Restate the whole of the material. Keep every word, and drop the pictures.

Given data ▸
"""
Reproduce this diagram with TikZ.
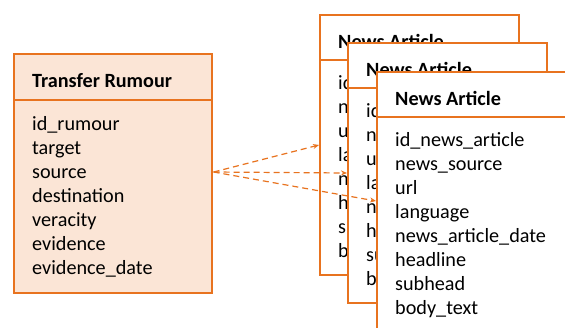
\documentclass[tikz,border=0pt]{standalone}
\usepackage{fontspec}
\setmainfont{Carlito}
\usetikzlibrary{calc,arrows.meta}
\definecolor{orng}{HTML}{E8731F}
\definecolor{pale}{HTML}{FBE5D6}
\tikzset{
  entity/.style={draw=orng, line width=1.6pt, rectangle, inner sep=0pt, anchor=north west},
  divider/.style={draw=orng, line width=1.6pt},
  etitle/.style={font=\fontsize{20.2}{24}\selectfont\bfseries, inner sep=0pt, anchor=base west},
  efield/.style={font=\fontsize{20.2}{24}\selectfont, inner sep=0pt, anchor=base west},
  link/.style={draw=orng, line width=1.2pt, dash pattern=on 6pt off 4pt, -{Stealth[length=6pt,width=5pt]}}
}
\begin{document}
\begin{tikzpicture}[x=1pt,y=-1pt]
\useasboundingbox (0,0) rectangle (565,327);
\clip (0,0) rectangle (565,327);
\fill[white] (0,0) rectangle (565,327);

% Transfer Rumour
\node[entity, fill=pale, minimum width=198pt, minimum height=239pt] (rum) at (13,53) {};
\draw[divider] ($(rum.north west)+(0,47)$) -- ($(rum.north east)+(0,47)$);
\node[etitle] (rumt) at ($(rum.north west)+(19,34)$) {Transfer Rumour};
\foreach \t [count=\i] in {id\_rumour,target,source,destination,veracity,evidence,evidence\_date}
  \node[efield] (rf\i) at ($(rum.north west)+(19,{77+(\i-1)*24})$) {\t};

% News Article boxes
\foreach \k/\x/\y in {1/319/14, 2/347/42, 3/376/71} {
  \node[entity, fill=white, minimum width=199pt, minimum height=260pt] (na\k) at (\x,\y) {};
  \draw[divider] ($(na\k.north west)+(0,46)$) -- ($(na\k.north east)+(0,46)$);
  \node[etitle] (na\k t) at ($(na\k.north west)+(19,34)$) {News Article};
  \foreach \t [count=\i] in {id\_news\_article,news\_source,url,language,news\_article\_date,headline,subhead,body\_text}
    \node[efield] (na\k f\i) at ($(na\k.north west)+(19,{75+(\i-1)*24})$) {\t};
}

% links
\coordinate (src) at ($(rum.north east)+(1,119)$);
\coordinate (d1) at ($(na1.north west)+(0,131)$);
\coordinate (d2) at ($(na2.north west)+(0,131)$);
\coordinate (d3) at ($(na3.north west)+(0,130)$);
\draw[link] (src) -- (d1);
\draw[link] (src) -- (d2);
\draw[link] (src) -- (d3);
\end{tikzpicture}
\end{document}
"""
Finished answer ▸
Reproduce this diagram with TikZ.
\documentclass[tikz,border=0pt]{standalone}
\usepackage{fontspec}
\setmainfont{Carlito}
\usetikzlibrary{calc,arrows.meta}
\definecolor{orng}{HTML}{E8731F}
\definecolor{pale}{HTML}{FBE5D6}
\tikzset{
  entity/.style={draw=orng, line width=1.6pt, rectangle, inner sep=0pt, anchor=north west},
  divider/.style={draw=orng, line width=1.6pt},
  etitle/.style={font=\fontsize{20.2}{24}\selectfont\bfseries, inner sep=0pt, anchor=base west},
  efield/.style={font=\fontsize{20.2}{24}\selectfont, inner sep=0pt, anchor=base west},
  link/.style={draw=orng, line width=1.2pt, dash pattern=on 6pt off 4pt, -{Stealth[length=6pt,width=5pt]}}
}
\begin{document}
\begin{tikzpicture}[x=1pt,y=-1pt]
\useasboundingbox (0,0) rectangle (565,327);
\clip (0,0) rectangle (565,327);
\fill[white] (0,0) rectangle (565,327);

% Transfer Rumour
\node[entity, fill=pale, minimum width=198pt, minimum height=239pt] (rum) at (13,53) {};
\draw[divider] ($(rum.north west)+(0,47)$) -- ($(rum.north east)+(0,47)$);
\node[etitle] (rumt) at ($(rum.north west)+(19,34)$) {Transfer Rumour};
\foreach \t [count=\i] in {id\_rumour,target,source,destination,veracity,evidence,evidence\_date}
  \node[efield] (rf\i) at ($(rum.north west)+(19,{77+(\i-1)*24})$) {\t};

% News Article boxes
\foreach \k/\x/\y in {1/319/14, 2/347/42, 3/376/71} {
  \node[entity, fill=white, minimum width=199pt, minimum height=260pt] (na\k) at (\x,\y) {};
  \draw[divider] ($(na\k.north west)+(0,46)$) -- ($(na\k.north east)+(0,46)$);
  \node[etitle] (na\k t) at ($(na\k.north west)+(19,34)$) {News Article};
  \foreach \t [count=\i] in {id\_news\_article,news\_source,url,language,news\_article\_date,headline,subhead,body\_text}
    \node[efield] (na\k f\i) at ($(na\k.north west)+(19,{75+(\i-1)*24})$) {\t};
}

% links
\coordinate (src) at ($(rum.north east)+(1,119)$);
\coordinate (d1) at ($(na1.north west)+(0,131)$);
\coordinate (d2) at ($(na2.north west)+(0,131)$);
\coordinate (d3) at ($(na3.north west)+(0,130)$);
\draw[link] (src) -- (d1);
\draw[link] (src) -- (d2);
\draw[link] (src) -- (d3);
\end{tikzpicture}
\end{document}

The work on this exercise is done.